Among the threads that Saval traces in Cubed is that of the evolution from Taylorist “scientific management” (with its emphasis on mass-production and unskilled labor) to post-Fordist methods (with a stated preference for flexibility and innovation). But Saval notices that this supposed evolution rests on a shaky interpretation of the past:
Knowledge work itself came from a historic shift, one that [Peter] Drucker, like so many, traced to Frederick Taylor. But his version of history was marked by a curious and useful elision. In Drucker’s account, Taylor came upon a working world characterized by rote, nearly mindless, activity. It wasn’t so much planned as willed: the workers simply worked harder rather than “smarter.” Until Taylor, that is: “Taylor, for the first time in history, looked at work itself as deserving the attention of an educated man.” Drucker’s subsequent description of the insensate labor of unskilled men in factories draws almost entirely from Taylor’s portrait of them—and accordingly condescends to their abilities to plan and organize work. In actual fact, it wasn’t so.
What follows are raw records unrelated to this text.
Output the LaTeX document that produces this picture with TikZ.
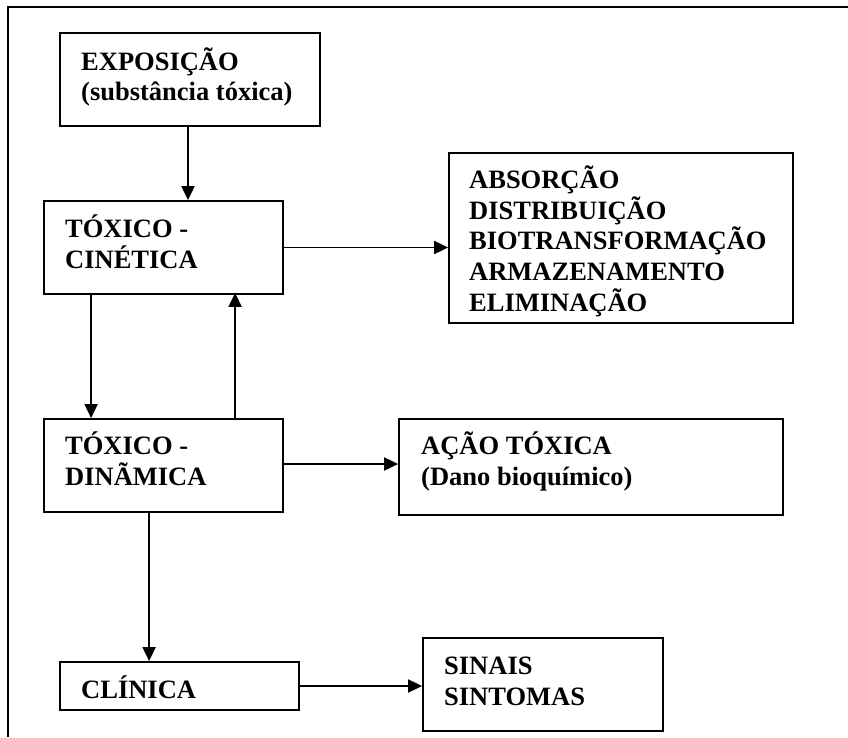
\documentclass[tikz,border=0pt]{standalone}
\usepackage{fontspec}
\setmainfont{Liberation Serif}
\usetikzlibrary{arrows.meta}
\begin{document}
\begin{tikzpicture}[x=1pt,y=-1pt,
  box/.style={draw, line width=1.8pt, rectangle, inner sep=0pt},
  txt/.style={anchor=base west, inner sep=0pt, align=left, font=\fontsize{26.5}{30.6}\selectfont\bfseries},
  arr/.style={line width=1.9pt, -{Triangle[length=14pt,width=13pt]}}]
\useasboundingbox (0,0) rectangle (848,737);
% frame
\draw[line width=2.4pt] (8,737) -- (8,7) -- (848,7);
% boxes
\node[box, minimum width=260pt, minimum height=93pt] (expo) at (190,79.5) {};
\node[box, minimum width=239pt, minimum height=93pt] (cin) at (163.5,247.5) {};
\node[box, minimum width=344pt, minimum height=170pt] (abs) at (621,238) {};
\node[box, minimum width=239pt, minimum height=93pt] (dyn) at (163.5,465.5) {};
\node[box, minimum width=384pt, minimum height=96pt] (acao) at (591,467) {};
\node[box, minimum width=239pt, minimum height=48pt] (clin) at (179.5,686) {};
\node[box, minimum width=240pt, minimum height=93pt] (sin) at (543,684.5) {};
% texts (anchor = baseline of last line)
\node[txt] (texpo) at (81,100.6) {EXPOSIÇÃO\\(substância tóxica)};
\node[txt] (tcin) at (65,268) {TÓXICO -\\CINÉTICA};
\node[txt] (tabs) at (469,311) {ABSORÇÃO\\DISTRIBUIÇÃO\\BIOTRANSFORMAÇÃO\\ARMAZENAMENTO\\ELIMINAÇÃO};
\node[txt] (tdyn) at (65,485) {TÓXICO -\\DINÃMICA};
\node[txt] (tacao) at (421,485) {AÇÃO TÓXICA\\(Dano bioquímico)};
\node[txt] (tclin) at (81,698) {CLÍNICA};
\node[txt] (tsin) at (444,705) {SINAIS\\SINTOMAS};
% connectors
\coordinate (e1) at ([xshift=-2pt,yshift=2pt]expo.south);
\draw[arr] (e1) -- (e1 |- cin.north);
\draw[arr] (cin.east) -- (cin.east -| abs.west);
\coordinate (c1) at ([xshift=48pt,yshift=2pt]cin.south west);
\draw[arr] (c1) -- (c1 |- dyn.north);
\coordinate (d1) at ([xshift=192pt]dyn.north west);
\draw[arr] (d1) -- ([yshift=2pt]d1 |- cin.south);
\draw[arr] ([yshift=1.5pt]dyn.east) -- ([yshift=1.5pt]dyn.east -| acao.west);
\coordinate (d2) at ([xshift=106pt,yshift=2pt]dyn.south west);
\draw[arr] (d2) -- (d2 |- clin.north);
\draw[arr] (clin.east) -- (clin.east -| sin.west);
\end{tikzpicture}
\end{document}
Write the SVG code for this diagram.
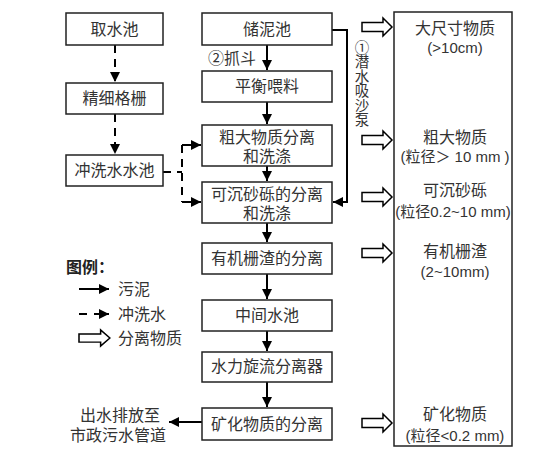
<svg xmlns="http://www.w3.org/2000/svg" width="550" height="453" viewBox="0 0 550 453">
<defs>
<style>
.box{fill:#fff;stroke:#222;stroke-width:1.5}
.t{font-family:"Liberation Sans","Noto Sans CJK SC",sans-serif;font-size:16px;fill:#333;text-anchor:middle}
.s{font-size:15px}
.l{font-family:"Liberation Sans","Noto Sans CJK SC",sans-serif;font-size:16px;fill:#333}
.v{font-family:"Noto Sans CJK SC","Liberation Sans",sans-serif;font-size:14.5px;fill:#333;writing-mode:vertical-rl;text-orientation:upright}
.solid{fill:none;stroke:#000;stroke-width:2}
.dash{fill:none;stroke:#000;stroke-width:2;stroke-dasharray:8 6}
.hollow{fill:#fff;stroke:#000;stroke-width:1.5}
</style>
<marker id="ah" viewBox="0 0 10 10" refX="10" refY="5" markerWidth="5" markerHeight="5" markerUnits="strokeWidth" orient="auto">
<path d="M0,0 L10,5 L0,10 z" fill="#000"/>
</marker>
<path id="ha" d="M0,-4.5 L21,-4.5 L21,-9 L30,0 L21,9 L21,4.5 L0,4.5 z"/>
</defs>

<g id="connectors">
<path class="dash" d="M115,45 V82" marker-end="url(#ah)"/>
<path class="dash" d="M115,114 V154" marker-end="url(#ah)"/>
<path class="dash" d="M163,172 H182"/>
<path class="dash" d="M182,145 V202"/>
<path class="solid" d="M182,145 H201" marker-end="url(#ah)"/>
<path class="solid" d="M182,202 H201" marker-end="url(#ah)"/>
<path class="solid" d="M267,45 V70" marker-end="url(#ah)"/>
<path class="solid" d="M267,102 V124" marker-end="url(#ah)"/>
<path class="solid" d="M267,166 V181" marker-end="url(#ah)"/>
<path class="solid" d="M267,223 V242" marker-end="url(#ah)"/>
<path class="solid" d="M267,274 V299" marker-end="url(#ah)"/>
<path class="solid" d="M267,331 V351" marker-end="url(#ah)"/>
<path class="solid" d="M267,382 V407" marker-end="url(#ah)"/>
<path class="solid" d="M332,30 H347 V202 H333" marker-end="url(#ah)"/>
<path class="solid" d="M202,422 H169" marker-end="url(#ah)"/>
<use href="#ha" class="hollow" x="362" y="27"/>
<use href="#ha" class="hollow" x="362" y="140"/>
<use href="#ha" class="hollow" x="362" y="197"/>
<use href="#ha" class="hollow" x="362" y="253"/>
<use href="#ha" class="hollow" x="362" y="423"/>
</g>

<g id="n-qushuichi"><rect class="box" x="66" y="13" width="97" height="32"/><text class="t" x="114.5" y="35">取水池</text></g>
<g id="n-jingxigeshan"><rect class="box" x="66" y="83" width="97" height="31"/><text class="t" x="114.5" y="104">精细格栅</text></g>
<g id="n-chongxishuichi"><rect class="box" x="66" y="155" width="97" height="31"/><text class="t" x="114.5" y="176">冲洗水水池</text></g>

<g id="n-chunichi"><rect class="box" x="202" y="13" width="130" height="32"/><text class="t" x="267" y="35">储泥池</text></g>
<g id="n-pinghengweiliao"><rect class="box" x="202" y="71" width="130" height="31"/><text class="t" x="267" y="92">平衡喂料</text></g>
<g id="n-cuda"><rect class="box" x="202" y="125" width="130" height="41"/><text class="t" x="267" y="143">粗大物质分离<tspan x="267" y="162">和洗涤</tspan></text></g>
<g id="n-kechen"><rect class="box" x="202" y="182" width="130" height="41"/><text class="t" x="267" y="200">可沉砂砾的分离<tspan x="267" y="219">和洗涤</tspan></text></g>
<g id="n-youji"><rect class="box" x="202" y="243" width="130" height="31"/><text class="t" x="267" y="264">有机栅渣的分离</text></g>
<g id="n-zhongjian"><rect class="box" x="202" y="300" width="130" height="31"/><text class="t" x="267" y="321">中间水池</text></g>
<g id="n-xuanliu"><rect class="box" x="202" y="352" width="130" height="30"/><text class="t" x="267" y="372">水力旋流分离器</text></g>
<g id="n-kuanghua"><rect class="box" x="202" y="408" width="130" height="32"/><text class="t" x="267" y="430">矿化物质的分离</text></g>

<g id="n-output">
<rect class="box" x="394" y="12" width="118" height="434"/>
<text class="t" x="455" y="34">大尺寸物质<tspan class="s" x="455" y="53">(&gt;10cm)</tspan></text>
<text class="t" x="455" y="143">粗大物质<tspan class="s" x="455" y="162">(粒径＞ 10 mm )</tspan></text>
<text class="t" x="455" y="196">可沉砂砾<tspan class="s" x="453" y="217">(粒径0.2~10 mm)</tspan></text>
<text class="t" x="455" y="257">有机栅渣<tspan class="s" x="455" y="277">(2~10mm)</tspan></text>
<text class="t" x="455" y="420">矿化物质<tspan class="s" x="455" y="441">(粒径&lt;0.2 mm)</tspan></text>
</g>

<g id="n-outlet">
<text class="t" x="120" y="421">出水排放至<tspan x="118" y="441">市政污水管道</tspan></text>
</g>

<g id="labels">
<text class="l" x="208" y="64">②抓斗</text>
<text class="v" x="362" y="40">①潜水吸沙泵</text>
</g>

<g id="legend">
<text class="l" x="66" y="273" style="font-weight:bold;fill:#222">图例：</text>
<path class="solid" d="M79,289 H109" marker-end="url(#ah)"/>
<text class="l" x="118" y="295">污泥</text>
<path class="solid" d="M79,314 H87"/>
<path class="solid" d="M94,314 H109" marker-end="url(#ah)"/>
<text class="l" x="118" y="320">冲洗水</text>
<use href="#ha" class="hollow" x="79" y="338" transform="translate(79,338) scale(1.03,0.9) translate(-79,-338)"/>
<text class="l" x="118" y="344">分离物质</text>
</g>
</svg>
Before Taylor, work was already organized by teams of factory workers, who in large part had control over how they worked. The knowledge they applied to work was largely “tacit” in nature, agreed upon among the workers themselves and developed through a silent or coded language, rather than “explicit” (to borrow a famous definition from the sociologist Michael Polanyi). What Taylor sought in particular—indeed, what constititued his signal obsession—was to extract this tacit knowledge from the workers and install it in another set of people, the “industrial engineers.” Drucker called them the “prototype of all modern ‘knowledge workers’”—a plausible assumption but one that excised the tremendous amount of knowledge that already existed in the work process. (Taylor lamented that after being taught “the one best way,” workers had a stubborn tendency to return to their own ways of working.) It was a useful fiction, and a common one, that helped to uphold a new class of technicians and professionals as the masters of an ever more progressive society, dependent on the application of knowledge to work.Saval, Cubed, page 196
I take a few things away from this: first, that the idea that manual laborers are unskilled is, of course, a lie—they have been deskilled, having had the use of their skills stripped from them and given to their bosses, supposedly the only ones who could be trusted with that information. But just as importantly, the notion that the modern-day workplace has done away with deskilling is itself a useful fiction. Hierarchical management structures across industries routinely serve to hoard planning and process decisions at the top. Even the language of “knowledge workers” elides who has power to declare which knowledge is right and actionable. Drucker’s vision of the modern workplace was glossier than Taylor’s, but it papered over the power structures rather than upending them.